Introduction
The nutrition situation and wasting treatment/ integrated management of acute malnutrition (IMAM) in Myanmar Globally, 45.4 million children under five years of age are wasted. In 2012, the Sustainable Development Goals (SDGs) incorporated the World Health Assembly Resolution’s 2025 global targets to reduce and maintain wasting/ acute malnutrition to less than 5% but these targets are off track. In Myanmar, while wasting/ acute malnutrition has decreased from 13%3 in 1991 to 7%4 in 2018, the prevalence of wasting/ acute malnutrition remains above the global target and progress has likely deteriorated due to the COVID-19 pandemic and the coup d’etat in February 2021.
Wasting/ acute malnutrition treatment in Myanmar is integrated into the existing health service delivery system where healthcare workers who provide wasting/ acute malnutrition services also treat children with pneumonia, malaria and other diseases. Integrated management of acute malnutrition (IMAM) or wasting/ acute malnutrition treatment is delivered by basic health staff (BHS), community volunteers, local/ international non-governmental organisations (NGOs) and through government hospitals.
Nutrition-specific service provision in Myanmar had been decreasing since 2017, prior to the COVID-19 pandemic, leaving many children untreated and thus increasing the risk of malnutrition, morbidity and mortality. Nutrition services, including active wasting/ acute malnutrition case detection, referral and treatment, have been severely disrupted by insecurity and increased access restrictions since 2017.5 Service provision, including outside of Rakhine, has been further reduced by the COVID-19 pandemic and the recent political instability. Scale-up and uptake of wasting/ acute malnutrition treatment in Myanmar remains low with only 42.3% of children with severe wasting/ acute malnutrition and 20.4% of children with moderate wasting/ acute malnutrition targeted receiving treatment in 2021.6 A recent barrier analysis of wasting/ acute malnutrition treatment in Rakhine State, Myanmar identified the following key challenges and barriers:
● Difficulties obtaining travel authorisation (TA) for service provision for international and national NGOs to operate and for caregivers to travel to health facilities to seek treatment leads to gaps in providing and accessing wasting/ acute malnutrition treatment services. Caregivers who often have to travel long distances to seek treatment and cannot afford the transportation costs do not seek treatment. Therefore, children are either not treated or treatment is delayed, increasing risk of mortality.
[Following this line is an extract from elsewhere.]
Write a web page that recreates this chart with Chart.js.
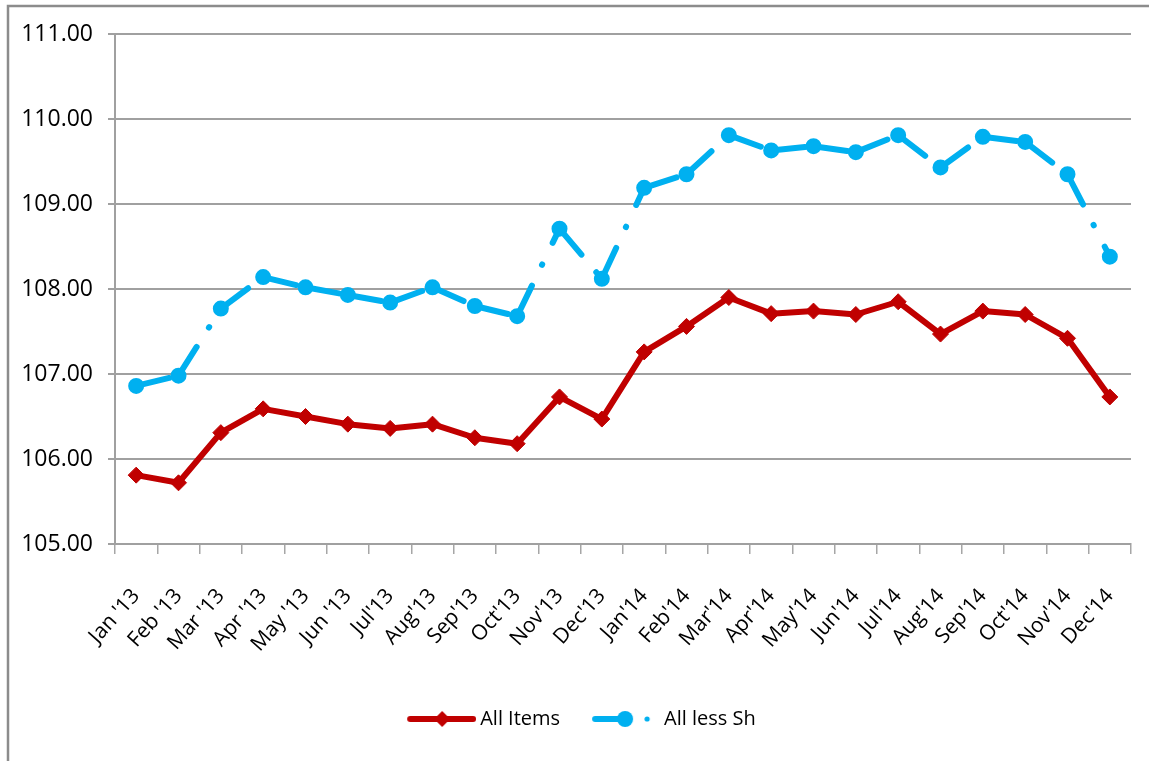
<!DOCTYPE html>
<html>
<head>
<meta charset="utf-8">
<script src="https://cdn.jsdelivr.net/npm/chart.js@4.4.1/dist/chart.umd.min.js"></script>
<style>
  html, body { margin: 0; padding: 0; background: #fff; }
  #wrap { width: 1149px; height: 761px; }
</style>
</head>
<body>
<div id="wrap"><canvas id="c" width="1149" height="761"></canvas></div>
<script>
// Monthly index values, Jan 2013 – Dec 2014
const months = ["Jan '13", "Feb '13", "Mar '13", "Apr '13", "May '13", "Jun '13", "Jul'13", "Aug'13",
                "Sep'13", "Oct'13", "Nov'13", "Dec'13", "Jan'14", "Feb'14", "Mar'14", "Apr'14",
                "May'14", "Jun'14", "Jul'14", "Aug'14", "Sep'14", "Oct'14", "Nov'14", "Dec'14"];
const allItems = [105.81, 105.72, 106.31, 106.59, 106.50, 106.41, 106.36, 106.41, 106.25, 106.18, 106.73, 106.47,
                  107.26, 107.56, 107.90, 107.71, 107.74, 107.70, 107.85, 107.47, 107.74, 107.70, 107.42, 106.73];
const allLessSh = [106.86, 106.98, 107.77, 108.14, 108.02, 107.93, 107.84, 108.02, 107.80, 107.68, 108.71, 108.12,
                   109.19, 109.35, 109.81, 109.63, 109.68, 109.61, 109.81, 109.43, 109.79, 109.73, 109.35, 108.38];
const seriesNames = ['All Items', 'All less Sh'];
const yTicks = { min: 105, max: 111, step: 1 };

const RED = '#C00000';
const BLUE = '#00B0F0';
const FONT = "'Open Sans', 'DejaVu Sans', sans-serif";

// Small legend swatches: line + marker, drawn once into offscreen canvases
function swatch(kind) {
  const cv = document.createElement('canvas');
  cv.width = 72; cv.height = 24;
  const g = cv.getContext('2d');
  g.lineCap = 'round';
  g.lineWidth = 6;
  if (kind === 'red') {
    g.strokeStyle = RED; g.fillStyle = RED;
    g.beginPath(); g.moveTo(6, 12); g.lineTo(69, 12); g.stroke();
    g.beginPath(); g.moveTo(38 - 8, 12); g.lineTo(38, 4); g.lineTo(38 + 8, 12); g.lineTo(38, 20); g.closePath(); g.fill();
  } else {
    g.strokeStyle = BLUE; g.fillStyle = BLUE;
    g.beginPath(); g.moveTo(7, 12); g.lineTo(37, 12); g.stroke();
    g.beginPath(); g.arc(37, 12, 8, 0, Math.PI * 2); g.fill();
    g.beginPath(); g.arc(59, 12, 2.6, 0, Math.PI * 2); g.fill();
  }
  return cv;
}
const swatches = [swatch('red'), swatch('blue')];

// White page with the frame along the top and left edges
const framePlugin = {
  id: 'frame',
  beforeDraw(chart) {
    const ctx = chart.ctx;
    ctx.save();
    ctx.fillStyle = '#fff';
    ctx.fillRect(0, 0, chart.width, chart.height);
    ctx.strokeStyle = '#8c8c8c';
    ctx.lineWidth = 2.5;
    ctx.beginPath();
    ctx.moveTo(8, chart.height);
    ctx.lineTo(8, 6);
    ctx.lineTo(chart.width, 6);
    ctx.stroke();
    ctx.restore();
  }
};

new Chart(document.getElementById('c'), {
  type: 'line',
  data: {
    labels: months,
    datasets: [
      {
        label: seriesNames[0],
        data: allItems,
        borderColor: RED,
        backgroundColor: RED,
        borderWidth: 6,
        borderJoinStyle: 'round',
        borderCapStyle: 'round',
        pointStyle: 'rectRot',
        pointRadius: 8,
        pointBorderWidth: 1,
        pointBackgroundColor: RED,
        pointBorderColor: RED,
        tension: 0
      },
      {
        label: seriesNames[1],
        data: allLessSh,
        borderColor: BLUE,
        backgroundColor: BLUE,
        borderWidth: 6,
        borderJoinStyle: 'round',
        borderCapStyle: 'round',
        borderDash: [34, 23, 0.5, 24],
        pointStyle: 'circle',
        pointRadius: 7,
        pointBorderWidth: 2,
        pointBackgroundColor: BLUE,
        pointBorderColor: BLUE,
        tension: 0,
        // a tiny per-segment offset makes each segment stroke on its own,
        // so the long-dash-dot pattern restarts at every point
        segment: {
          borderDashOffset: ctx => ctx.p0DataIndex * 1e-4
        }
      }
    ]
  },
  options: {
    responsive: false,
    animation: false,
    layout: { padding: { left: 0, right: 18, top: 34, bottom: 22 } },
    plugins: {
      tooltip: { enabled: false },
      legend: {
        position: 'bottom',
        align: 'center',
        fullSize: false,
        labels: {
          usePointStyle: true,
          pointStyleWidth: 60,
          padding: 34,
          color: '#000',
          font: { family: FONT, size: 20 },
          generateLabels(chart) {
            const n = chart.data.datasets.length;
            return chart.data.datasets.map((ds, i) => ({
              // trailing em spaces pull the centred row a little to the left
              text: i === n - 1 ? ds.label + '\u2003\u2003\u2003\u2003' : ds.label,
              pointStyle: swatches[i],
              fillStyle: ds.borderColor,
              strokeStyle: ds.borderColor,
              lineWidth: 0,
              hidden: false,
              datasetIndex: i,
              fontColor: '#000'
            }));
          }
        }
      }
    },
    scales: {
      x: {
        offset: true,
        grid: {
          offset: true,
          drawOnChartArea: false,
          drawTicks: true,
          tickLength: 10,
          color: '#a6a6a6',
          lineWidth: 1.5
        },
        border: { color: '#a0a0a0', width: 2 },
        ticks: {
          autoSkip: false,
          maxRotation: 48,
          minRotation: 48,
          padding: 30,
          color: '#000',
          font: { family: FONT, size: 21 }
        },
        afterFit(scale) {
          scale.height = 131;
          scale.paddingLeft = 0;
          scale.paddingRight = 0;
        }
      },
      y: {
        min: yTicks.min,
        max: yTicks.max,
        grid: {
          color: '#a0a0a0',
          lineWidth: 2,
          tickLength: 7
        },
        border: { color: '#a0a0a0', width: 2 },
        ticks: {
          stepSize: yTicks.step,
          padding: 15,
          color: '#000',
          font: { family: FONT, size: 23 },
          callback: v => Number(v).toFixed(2)
        },
        afterFit(scale) { scale.width = 115; }
      }
    }
  },
  plugins: [framePlugin]
});
</script>
</body>
</html>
● There is limited coverage of treatment services even in locations where nutrition partners and governments are operational. There has always been a low coverage of treatment services in Rakhine State but since the coup d’etat, several outpatient therapeutic programme (OTP) sites provided through government health facilities that were operational have not provided consistent services and funding for those locations was at times discontinued due to the approach of limiting engagement with the de facto authorities.
● Obtaining a memorandum of understanding (MOU) required by organisations providing services is a long process and is typically inflexible in changing service activities and locations, making scale-up of wasting/ acute malnutrition treatment difficult.